-- AIM --
Render the material again word for word, skipping the pictures in it.

-- DATASET CONTENT --
########
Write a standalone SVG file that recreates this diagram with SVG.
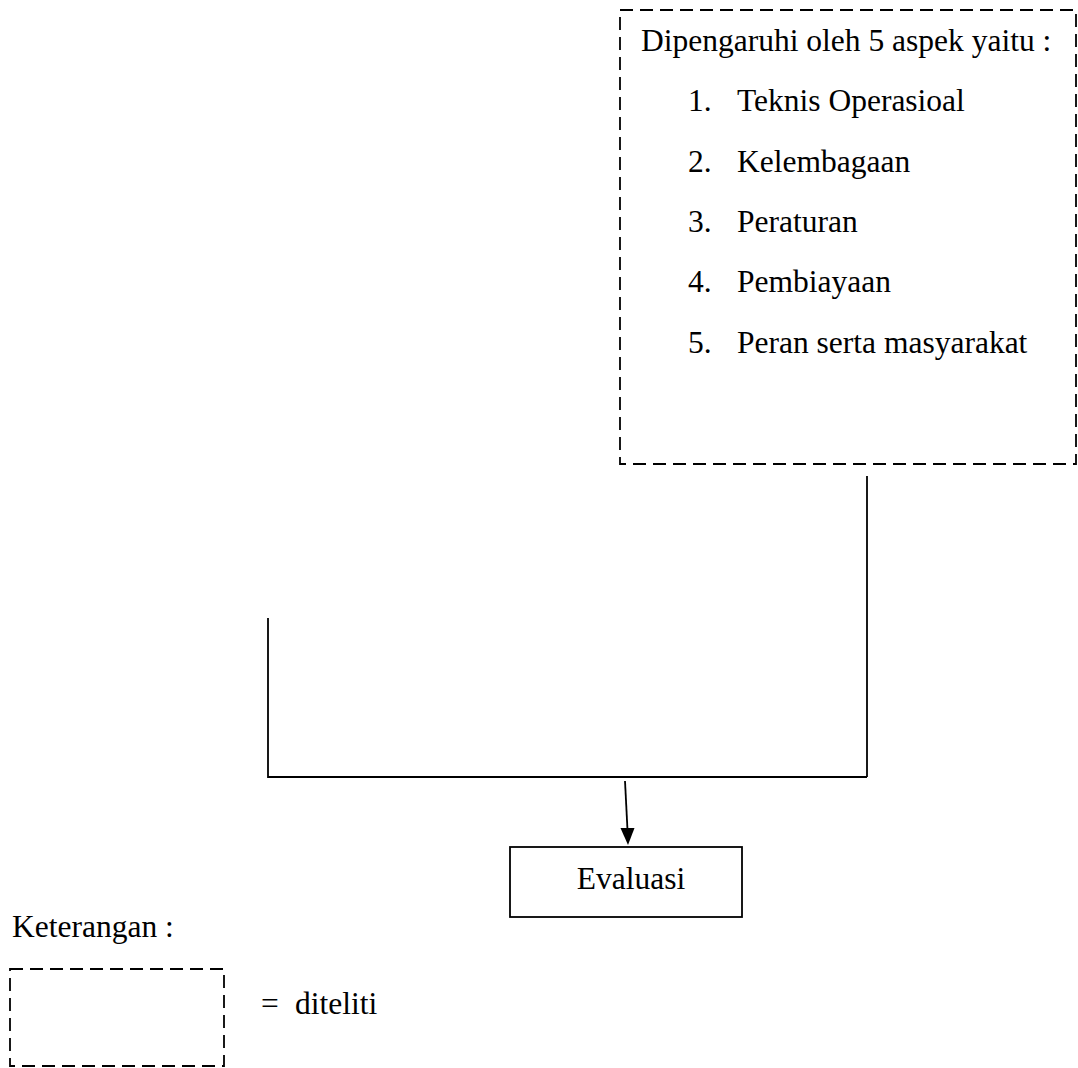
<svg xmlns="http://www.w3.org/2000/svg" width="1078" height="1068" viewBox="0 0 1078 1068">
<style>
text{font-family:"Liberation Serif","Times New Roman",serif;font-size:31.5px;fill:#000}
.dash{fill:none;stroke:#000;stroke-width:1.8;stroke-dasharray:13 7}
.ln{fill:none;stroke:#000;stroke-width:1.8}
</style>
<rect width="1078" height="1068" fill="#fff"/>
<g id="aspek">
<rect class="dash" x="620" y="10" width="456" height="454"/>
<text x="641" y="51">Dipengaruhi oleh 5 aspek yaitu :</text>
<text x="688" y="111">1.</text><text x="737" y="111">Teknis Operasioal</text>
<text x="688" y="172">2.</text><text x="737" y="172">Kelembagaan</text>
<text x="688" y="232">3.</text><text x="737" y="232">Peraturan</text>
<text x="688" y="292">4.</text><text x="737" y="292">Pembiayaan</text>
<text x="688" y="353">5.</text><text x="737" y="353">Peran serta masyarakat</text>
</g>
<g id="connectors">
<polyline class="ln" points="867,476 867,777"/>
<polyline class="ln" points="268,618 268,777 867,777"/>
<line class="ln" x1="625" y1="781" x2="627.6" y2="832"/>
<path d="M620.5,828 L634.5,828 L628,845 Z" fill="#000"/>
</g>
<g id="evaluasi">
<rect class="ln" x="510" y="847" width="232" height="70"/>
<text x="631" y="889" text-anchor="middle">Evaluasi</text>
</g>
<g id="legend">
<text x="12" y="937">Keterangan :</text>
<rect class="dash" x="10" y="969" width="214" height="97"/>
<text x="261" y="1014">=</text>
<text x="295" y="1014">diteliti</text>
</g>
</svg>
########
-- SOLUTION BELOW --
Write a standalone SVG file that recreates this diagram with SVG.
<svg xmlns="http://www.w3.org/2000/svg" width="1078" height="1068" viewBox="0 0 1078 1068">
<style>
text{font-family:"Liberation Serif","Times New Roman",serif;font-size:31.5px;fill:#000}
.dash{fill:none;stroke:#000;stroke-width:1.8;stroke-dasharray:13 7}
.ln{fill:none;stroke:#000;stroke-width:1.8}
</style>
<rect width="1078" height="1068" fill="#fff"/>
<g id="aspek">
<rect class="dash" x="620" y="10" width="456" height="454"/>
<text x="641" y="51">Dipengaruhi oleh 5 aspek yaitu :</text>
<text x="688" y="111">1.</text><text x="737" y="111">Teknis Operasioal</text>
<text x="688" y="172">2.</text><text x="737" y="172">Kelembagaan</text>
<text x="688" y="232">3.</text><text x="737" y="232">Peraturan</text>
<text x="688" y="292">4.</text><text x="737" y="292">Pembiayaan</text>
<text x="688" y="353">5.</text><text x="737" y="353">Peran serta masyarakat</text>
</g>
<g id="connectors">
<polyline class="ln" points="867,476 867,777"/>
<polyline class="ln" points="268,618 268,777 867,777"/>
<line class="ln" x1="625" y1="781" x2="627.6" y2="832"/>
<path d="M620.5,828 L634.5,828 L628,845 Z" fill="#000"/>
</g>
<g id="evaluasi">
<rect class="ln" x="510" y="847" width="232" height="70"/>
<text x="631" y="889" text-anchor="middle">Evaluasi</text>
</g>
<g id="legend">
<text x="12" y="937">Keterangan :</text>
<rect class="dash" x="10" y="969" width="214" height="97"/>
<text x="261" y="1014">=</text>
<text x="295" y="1014">diteliti</text>
</g>
</svg>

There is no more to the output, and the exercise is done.